Tuesday, May 06, 2014

Cubed: A Secret History of the Workplace

by Nikil Saval
(Doubleday, $27)
So much for the curative powers of the cubicle, said Katie Engelhart in Maclean’s. As Nikil Saval reveals in his “zippy whirl” through two centuries of office design and culture, the partial pens that now hold at least 60 percent of American workers were created to promote periodic physical activity and idea-inspiring conversation. At least those were two stated goals of the “Action Office,” a prototype of today’s low-slung mazes that was designed by art professor Robert Propst and unveiled in 1964. Today, 93 percent of cubicle-dwellers would prefer a different arrangement, which should come as no surprise. Cubed is above all a history of what Saval calls “office utopianism”—the perpetually renewed, perpetually disappointed belief that a well-designed workplace will somehow transform employees into contented, maximally efficient superstars. (click below to read more)

“Saval deserves a lifetime of Advil” for his efforts, said Jerry Stahl in Bookforum.
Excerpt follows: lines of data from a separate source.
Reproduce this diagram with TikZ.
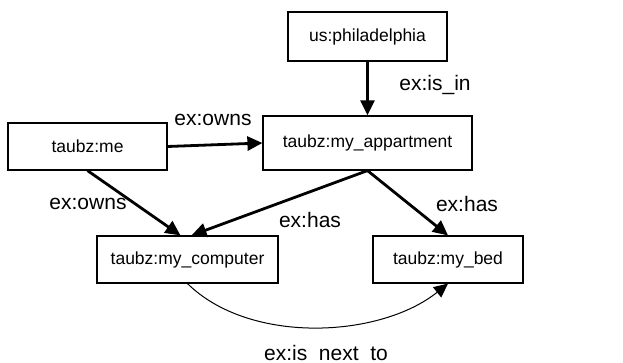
\documentclass[tikz,border=0pt]{standalone}
\usepackage{fontspec}
\setmainfont{Liberation Sans}
\usetikzlibrary{arrows.meta}
\begin{document}
\begin{tikzpicture}[x=1pt,y=-1pt,
  box/.style={draw,line width=1.2pt,inner sep=0pt,font=\fontsize{17.5}{20}\selectfont},
  rel/.style={line width=2.8pt,-{Triangle[length=15pt,width=14pt]}},
  thinrel/.style={line width=1pt,-{Triangle[length=14pt,width=13pt]}},
  lab/.style={font=\fontsize{21}{24}\selectfont,inner sep=0pt}]
\useasboundingbox (0,0) rectangle (623,363);
\node[box,minimum width=159pt,minimum height=49pt] (phil) at (367.5,36.5) {us:philadelphia};
\node[box,minimum width=159pt,minimum height=47pt] (me) at (87.5,146.5) {taubz:me};
\node[box,minimum width=209pt,minimum height=54pt] (app) at (367.5,143) {taubz:my\_appartment};
\node[box,minimum width=181pt,minimum height=47pt] (comp) at (187.5,259.5) {taubz:my\_computer};
\node[box,minimum width=150pt,minimum height=47pt] (bed) at (448,259.5) {taubz:my\_bed};
\draw[rel] (phil.south) -- (app.north);
\draw[rel] (me.east) -- (app.west);
\draw[rel] (me.south) -- ([xshift=-7pt]comp.north);
\draw[rel] (app.south) -- ([xshift=4pt]comp.north);
\draw[rel] (app.south) -- (bed.north);
\draw[thinrel] (comp.south) .. controls (250,345) and (380,338) .. (bed.south);
\node[lab] (l1) at (435,85) {ex:is\_in};
\node[lab] (l2) at (213,120) {ex:owns};
\node[lab] (l3) at (88,204) {ex:owns};
\node[lab] (l4) at (310,220) {ex:has};
\node[lab] (l5) at (467,204) {ex:has};
\node[lab,anchor=base] (l6) at (326,360) {ex:is\phantom{\_}next\phantom{\_}to};
\end{tikzpicture}
\end{document}
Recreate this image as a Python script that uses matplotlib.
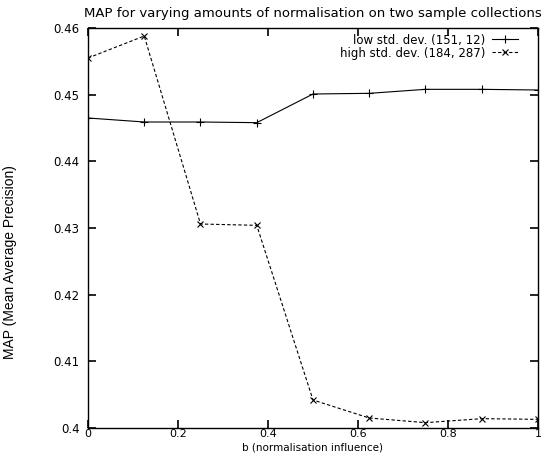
import matplotlib
matplotlib.use("Agg")
from matplotlib import pyplot as plt

# normalisation influence b
b_values = [0, 0.125, 0.25, 0.375, 0.5, 0.625, 0.75, 0.875, 1.0]
low_std_map = [0.4465, 0.4459, 0.4459, 0.4458, 0.4501, 0.4502, 0.4508, 0.4508, 0.4507]
high_std_map = [0.4555, 0.4588, 0.4306, 0.4304, 0.4042, 0.4015, 0.4008, 0.4014, 0.4013]
series_labels = ["low std. dev. (151, 12)", "high std. dev. (184, 287)"]
x_ticks = [0, 0.2, 0.4, 0.6, 0.8, 1]
x_tick_labels = ["0", "0.2", "0.4", "0.6", "0.8", "1"]
y_ticks = [0.40, 0.41, 0.42, 0.43, 0.44, 0.45, 0.46]
y_tick_labels = ["0.4", "0.41", "0.42", "0.43", "0.44", "0.45", "0.46"]

plt.rcParams["font.family"] = ["DejaVu Sans"]
fsize = 8.5

fig = plt.figure(figsize=(5.52, 4.55), dpi=100)
ax = fig.add_axes([88 / 552, 1 - 428 / 455, 450 / 552, 400 / 455])

ax.plot(b_values, low_std_map, color="k", linestyle="-", marker="+",
        markersize=6, linewidth=0.8, markeredgewidth=0.8, label=series_labels[0])
ax.plot(b_values, high_std_map, color="k", linestyle=(0, (3, 2)), marker="x",
        markersize=4.5, linewidth=0.8, markeredgewidth=0.8, label=series_labels[1])

ax.set_xlim(0, 1)
ax.set_ylim(0.40, 0.46)
ax.set_xticks(x_ticks)
ax.set_xticklabels(x_tick_labels)
ax.set_yticks(y_ticks)
ax.set_yticklabels(y_tick_labels)
ax.tick_params(direction="in", length=6, width=1.2, top=True, right=True,
               labelsize=fsize)
ax.tick_params(axis="x", pad=1, labelsize=8)
ax.tick_params(axis="y", pad=6)
for side in ax.spines:
    ax.spines[side].set_linewidth(1.0)

ax.set_title("MAP for varying amounts of normalisation on two sample collections",
             fontsize=9.5, pad=8)
ax.set_xlabel("b (normalisation influence)", fontsize=7.5)
ax.xaxis.set_label_coords(0.5, -0.0368)
fig.text(10 / 552, 1 - 262 / 455, "MAP (Mean Average Precision)", rotation=90,
         ha="center", va="center", fontsize=10, family="Liberation Sans")

ax.legend(loc="upper right", frameon=False, markerfirst=False, fontsize=fsize,
          handlelength=2.2, handletextpad=0.5, labelspacing=0.0,
          borderaxespad=0.0, bbox_to_anchor=(0.965, 0.998))

fig.savefig("out.png", dpi=100)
The author, who’s an editor at the literary magazine n+1, sifted through reams of arcane business texts to gather raw material for his study, then managed to spin those “dry-as-toast” texts into “genuine entertainment.” Fortunately, corporate voices aren’t the only ones we hear: Saval quotes an 1856 magazine article in which Walt Whitman derided office workers as “a round-shouldered generation of minute leg, chalky face, and hollow chest.” From there, we’re on to Herman Melville’s “Bartleby, the Scrivener” and Aldous Huxley’s Brave New World—each foreshadowing how today’s workplace encourages employees to live in constant fear of dismissal. Indeed, “the genius of Cubed is that Saval recognizes the mood of barely controlled panic that suffuses most American offices.”
Saval can seem a bit too hard to please, said Lucy Kellaway in the Financial Times. Even a “cathedral of an office” that Frank Lloyd Wright created for a mail-order business in Buffalo earns dark grumblings from the author about social control. What’s more, Saval’s lack of experience as a corporate employee “makes him a stranger to the many pleasures of working in a big office,” including the gossip and calming routine. Cubed, in its “best moments,” does allow that there are upsides to office work, said Tomas Hachard in Slate.com. As the boundary between work and home life blurs, Saval wisely laments its demise. But don’t seek answers here about what work might look like in the near future. Saval doesn’t make predictions. He’s instead given us a history that suggests that if happiness is our goal, the workplace might simply be the wrong place to seek it.